Hay algo común en todo ser humano, de todas las épocas y lugares: el deseo de ser feliz. Todas nuestras acciones se encaminan, consciente o inconscientemente, a lograr la felicidad. Y siendo esto bueno, debemos ser conscientes de que esta felicidad siempre será limitada porque las cosas de este mundo no pueden llenar las aspiraciones del hombre.

Sabemos pues que nuestro corazón solo se llenará en la otra vida, cuando estemos gozando de Dios, pero mientras eso ocurre, tenemos la obligación de ser felices y lo que es más importante, hacer felices a los demás. Hay un libro clásico de Don Jesús Urteaga, que recomiendo, titulado: «Siempre alegres para hacer felices a los demás». Y es que es una necesidad imperiosa que los cristianos del siglo XXI contagiemos alegría y serenidad en un mundo sin rumbo, que da tumbos desquiciantes porque no sabe donde va…

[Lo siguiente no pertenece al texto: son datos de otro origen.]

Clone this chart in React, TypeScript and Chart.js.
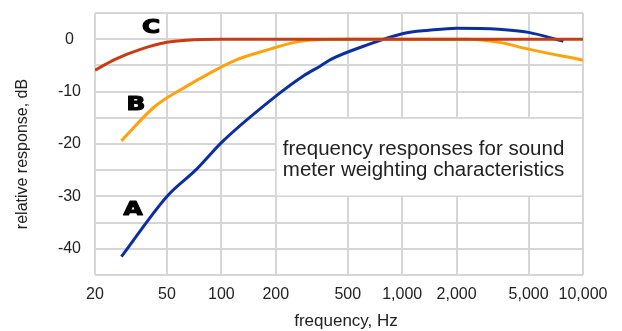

El Papa Francisco nos lo recuerda constantemente, en sus exhortaciones apostólicas y en sus alocuciones. Porque si no somos alegres no podemos contagiar las ganas de vivir la fe. Tenemos que dar envidia y no pena. Envidia porque vivimos con paz, interior y exterior, porque sabemos quien es nuestro Padre . Porque sabemos que con cada dificultad, enfermedad, sufrimiento, siempre nos da la gracia proporcional para llevarlo… y con alegría!

El sufrimiento es una realidad en toda persona creyente o no. La vida es un camino dinámico. Nada está ya hecho del todo y las cosas se pueden torcer cuando menos lo esperamos o aparecer el dolor y la muerte como un ladrón ¿Entonces toca sufrir? Sí, pero no en vano, si sabemos mirar más allá y darle un sentido redentor. 

Y así, se nos llenarían las iglesias, todo el mundo querría saber «nuestro secreto» que no es otro que la vida en Cristo. Y termino con un pensamiento que nos da la clave: «la  felicidad no es un estado, es una actitud».